The legislature’s budget committee has approved a tax deduction for Health Savings Accounts. It’s part of Governor Scott Walker’s package of special session bills designed to create jobs and kick start the economy, but Democrats on the Joint Finance Committee questioned the exemption’s impact on jobs creation, and how widely used it would be, by average state residents. “Unemployed citizens in northern Wisconsin don’t have HSAs, because they can barely afford to pay their bills, they don’t have any extra money,” said state Senator Bob Jauch (D-Poplar). “Small businesses in northern Wisconsin don’t have any extra money.”
“Everyone in Wisconsin has the ability to benefit from an HSA,” said Representative Robin Vos (R-Burlington), the budget panel’s co-chair. “Some employers choose to use an HSA in spite of the fact that we are one of the few states in the country that does not allow this tax deductibility.”
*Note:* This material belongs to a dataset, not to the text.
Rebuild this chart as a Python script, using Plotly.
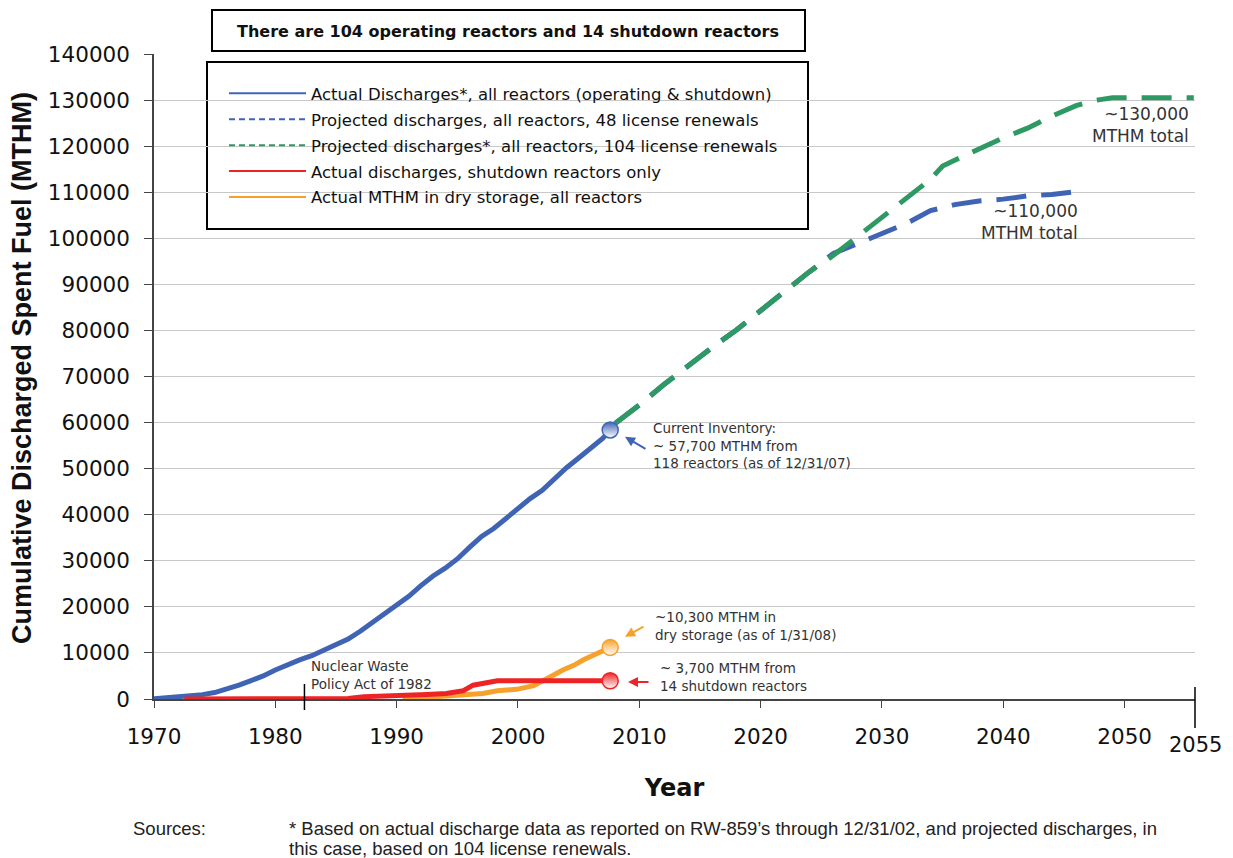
import plotly.graph_objects as go

# ---------------- data ----------------
hist_years = [1970, 1971, 1972, 1973, 1974, 1975, 1976, 1977, 1978, 1979, 1980, 1981, 1982,
              1983, 1984, 1985, 1986, 1987, 1988, 1989, 1990, 1991, 1992, 1993, 1994, 1995,
              1996, 1997, 1998, 1999, 2000, 2001, 2002, 2003, 2004, 2005, 2006, 2007, 2007.6]
hist_all = [30, 200, 400, 650, 950, 1400, 2100, 3000, 4000, 5000, 6300, 7500, 8500,
            9400, 10600, 11700, 13000, 14700, 16600, 18500, 20100, 22300, 24600, 26700, 28400, 30400,
            32900, 35300, 37000, 39200, 41500, 43500, 45300, 47800, 50200, 52300, 54600, 56600, 58400]

proj48_years = [2008, 2010, 2012, 2014, 2016, 2018, 2020, 2022, 2024, 2026, 2028, 2030,
                2032, 2034, 2036, 2038, 2040, 2042, 2044, 2046.5]
proj48_vals = [59800, 63800, 68200, 72300, 76300, 80100, 84400, 88500, 92700, 96700, 98800, 101000,
               103200, 106000, 107300, 108100, 108500, 109200, 109500, 110300]

proj104_years = [2008, 2010, 2012, 2014, 2016, 2018, 2020, 2022, 2024, 2026, 2028, 2030,
                 2032, 2034, 2035, 2036, 2038, 2040, 2042, 2044, 2046, 2047.5, 2049, 2055.7]
proj104_vals = [59800, 63800, 68200, 72300, 76300, 80100, 84400, 88500, 92700, 96300, 100400, 104600,
                108500, 112800, 115700, 117000, 119400, 121800, 123900, 126500, 128800, 129900, 130500, 130500]

shut_years = [1972.5, 1986, 1987.3, 1990.6, 1992.5, 1994.1, 1995.5, 1996.3, 1997.2, 1998.3, 2007.6]
shut_vals = [0, 100, 500, 650, 1000, 1200, 1800, 3000, 3400, 3950, 3950]

dry_years = [1990.5, 1994.4, 1995.8, 1997.1, 1998.3, 1999.9, 2001.3, 2002.1, 2003.7, 2004.6, 2005.4, 2007.6]
dry_vals = [0, 650, 950, 1200, 1800, 2100, 2900, 4100, 6300, 7300, 8500, 11200]

legend_names = ["Actual Discharges*, all reactors (operating & shutdown)",
                "Projected discharges, all reactors, 48 license renewals",
                "Projected discharges*, all reactors, 104 license renewals",
                "Actual discharges, shutdown reactors only",
                "Actual MTHM in dry storage, all reactors"]

x_ticks = [1970, 1980, 1990, 2000, 2010, 2020, 2030, 2040, 2050]
x_end = 2055.8
nwpa_year = 1982.4

BLUE = "#4064B4"
GREEN = "#2E9963"
RED = "#EE2326"
ORANGE = "#F6A12C"
FONT = "DejaVu Sans"
NOTE_FONT = "Liberation Sans"

fig = go.Figure()

# projected lines
fig.add_trace(go.Scatter(x=proj48_years, y=proj48_vals, mode="lines",
                         line=dict(color=BLUE, width=5, dash="30px,15px"), showlegend=False))
fig.add_trace(go.Scatter(x=proj104_years, y=proj104_vals, mode="lines",
                         line=dict(color=GREEN, width=5, dash="30px,15px"), showlegend=False))
# actual lines
fig.add_trace(go.Scatter(x=hist_years, y=hist_all, mode="lines",
                         line=dict(color=BLUE, width=5), showlegend=False))
fig.add_trace(go.Scatter(x=dry_years, y=dry_vals, mode="lines",
                         line=dict(color=ORANGE, width=5), showlegend=False))
fig.add_trace(go.Scatter(x=shut_years, y=shut_vals, mode="lines",
                         line=dict(color=RED, width=5), showlegend=False))

# end markers
for xs, ys, c in [(hist_years, hist_all, BLUE), (dry_years, dry_vals, ORANGE), (shut_years, shut_vals, RED)]:
    fig.add_trace(go.Scatter(x=[xs[-1]], y=[ys[-1]], mode="markers", showlegend=False,
                             marker=dict(size=16, color=c, line=dict(color=c, width=1.5),
                                         gradient=dict(type="vertical", color="white"))))

# legend entries
leg_styles = [(BLUE, "solid"), (BLUE, "6px,4px"), (GREEN, "6px,4px"), (RED, "solid"), (ORANGE, "solid")]
for i, (name, (c, d)) in enumerate(zip(legend_names, leg_styles)):
    fig.add_trace(go.Scatter(x=[None], y=[None], mode="lines", name=name, legendgroup=f"g{i}",
                             line=dict(color=c, width=2, dash=d)))

def px_x(px):
    return (px - 154) / 1041.0

def px_y(py):
    return (699 - py) / 645.0

shapes = [
    # title box
    dict(type="rect", xref="paper", yref="paper", x0=px_x(212), x1=px_x(805), y0=px_y(51), y1=px_y(10),
         line=dict(color="black", width=2), fillcolor="white", layer="between"),
    # legend box
    dict(type="rect", xref="paper", yref="paper", x0=px_x(207), x1=px_x(808), y0=px_y(229), y1=px_y(62),
         line=dict(color="black", width=2), fillcolor="white", layer="between"),
    # NWPA marker
    dict(type="line", xref="paper", yref="paper",
         x0=(nwpa_year - 1970) / (x_end - 1970), x1=(nwpa_year - 1970) / (x_end - 1970),
         y0=px_y(710), y1=px_y(684), line=dict(color="black", width=1.5)),
    # 2055 end tick
    dict(type="line", xref="paper", yref="paper", x0=1, x1=1, y0=px_y(728), y1=px_y(687),
         line=dict(color="black", width=1.5)),
]

ann_font = dict(family=FONT, size=13.5, color="#333333")
note_font = dict(family=NOTE_FONT, size=18.5, color="#222222")
annotations = [
    dict(text="<b>There are 104 operating reactors and 14 shutdown reactors</b>", xref="paper", yref="paper",
         x=px_x(508), y=px_y(31), xanchor="center", yanchor="middle", showarrow=False,
         font=dict(family=FONT, size=16, color="#111111")),
    dict(text="Current Inventory:<br>~ 57,700 MTHM from<br>118 reactors (as of 12/31/07)",
         x=2011.0, y=55130, xanchor="left", yanchor="middle", align="left", showarrow=False, font=ann_font),
    dict(text="~10,300 MTHM in<br>dry storage (as of 1/31/08)",
         x=2011.1, y=15850, xanchor="left", yanchor="middle", align="left", showarrow=False, font=ann_font),
    dict(text="~ 3,700 MTHM from<br>14 shutdown reactors",
         x=2011.5, y=4670, xanchor="left", yanchor="middle", align="left", showarrow=False, font=ann_font),
    dict(text="Nuclear Waste<br>Policy Act of 1982",
         x=1982.8, y=5210, xanchor="left", yanchor="middle", align="left", showarrow=False, font=ann_font),
    dict(text="~130,000<br>MTHM total", x=2055.47, y=124590, xanchor="right", yanchor="middle", align="right",
         showarrow=False, font=dict(family=FONT, size=17, color="#333333")),
    dict(text="~110,000<br>MTHM total", x=2046.32, y=103540, xanchor="right", yanchor="middle", align="right",
         showarrow=False, font=dict(family=FONT, size=17, color="#333333")),
    # arrows
    dict(x=2008.82, y=56900, ax=22, ay=13, text="", showarrow=True, arrowhead=2, arrowsize=1,
         arrowwidth=2, arrowcolor=BLUE),
    dict(x=2008.82, y=13500, ax=20, ay=-11, text="", showarrow=True, arrowhead=2, arrowsize=1,
         arrowwidth=2, arrowcolor=ORANGE),
    dict(x=2009.07, y=3700, ax=22, ay=0, text="", showarrow=True, arrowhead=2, arrowsize=1,
         arrowwidth=2, arrowcolor=RED),
    # 2055 end label
    dict(text="2055", xref="paper", yref="paper", x=1, y=px_y(745), xanchor="center", yanchor="middle",
         showarrow=False, font=dict(family=FONT, size=21, color="#111111")),
    # y-axis title
    dict(text="<b>Cumulative Discharged Spent Fuel (MTHM)</b>", xref="paper", yref="paper",
         x=px_x(22), y=px_y(368), xanchor="center", yanchor="middle", textangle=-90, showarrow=False,
         font=dict(family="Liberation Sans Narrow, Liberation Sans", size=27, color="#111111")),
    # sources
    dict(text="Sources:", xref="paper", yref="paper", x=px_x(131), y=px_y(828), xanchor="left",
         yanchor="middle", showarrow=False, font=note_font),
    dict(text="* Based on actual discharge data as reported on RW-859\u2019s through 12/31/02, and projected discharges, in",
         xref="paper", yref="paper", x=px_x(287), y=px_y(828), xanchor="left", yanchor="middle", align="left",
         showarrow=False, font=note_font),
    dict(text="this case, based on 104 license renewals.",
         xref="paper", yref="paper", x=px_x(287), y=px_y(848), xanchor="left", yanchor="middle", align="left",
         showarrow=False, font=note_font),
]

fig.update_layout(
    width=1233, height=858,
    margin=dict(l=154, r=38, t=54, b=159),
    paper_bgcolor="white", plot_bgcolor="white",
    font=dict(family=FONT, color="#111111"),
    shapes=shapes, annotations=annotations,
    legend=dict(x=px_x(224), y=px_y(76), xanchor="left", yanchor="top",
                bgcolor="rgba(0,0,0,0)", borderwidth=0, itemwidth=77, tracegroupgap=1.5,
                font=dict(family=FONT, size=16.5, color="#111111")),
    xaxis=dict(range=[1970, x_end], tickmode="array", tickvals=x_ticks, showgrid=False,
               showline=True, linecolor="#444444", linewidth=1.5, ticks="outside", ticklen=7,
               tickcolor="#444444", tickfont=dict(size=21.5, color="#111111"), ticklabelstandoff=10,
               zeroline=False,
               title=dict(text="<b>Year</b>", font=dict(size=24, color="#111111"), standoff=32)),
    yaxis=dict(range=[0, 140000], dtick=10000, tickformat="d", showgrid=True, gridcolor="#C8C8C8",
               gridwidth=1, showline=True, linecolor="#444444", linewidth=1.5, ticks="outside",
               ticklen=8, tickcolor="#444444", tickfont=dict(size=21.5, color="#111111"), zeroline=False,
               ticklabelstandoff=10),
)

fig.write_html("out.html", config={"displayModeBar": False},
               post_script="document.body.style.margin='0px';")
“This is an empty, symbolic, token gesture to appease the Wisconsin Manufacturers and Commerce and big business on tax bill that has been on their agenda for years,” said Jauch, adding that proponents could cite no specific examples that the incentive will create jobs. Democrats also noted the exemption will mean a $49.2 million dollar reduction in state revenues as Walker and the legislature work to reduce the state’s deficit. But at least one Republican member asked whether that’s a bad thing. Representative Dan Meyer (R-Eagle River) questioned Legislative Fiscal Bureau staff on that point and was told that’s the correct fiscal estimate on the bill. “The other side of that coin is that we’re allowing tax paying individuals to keep $49.2 million of their own money,” Meyer said.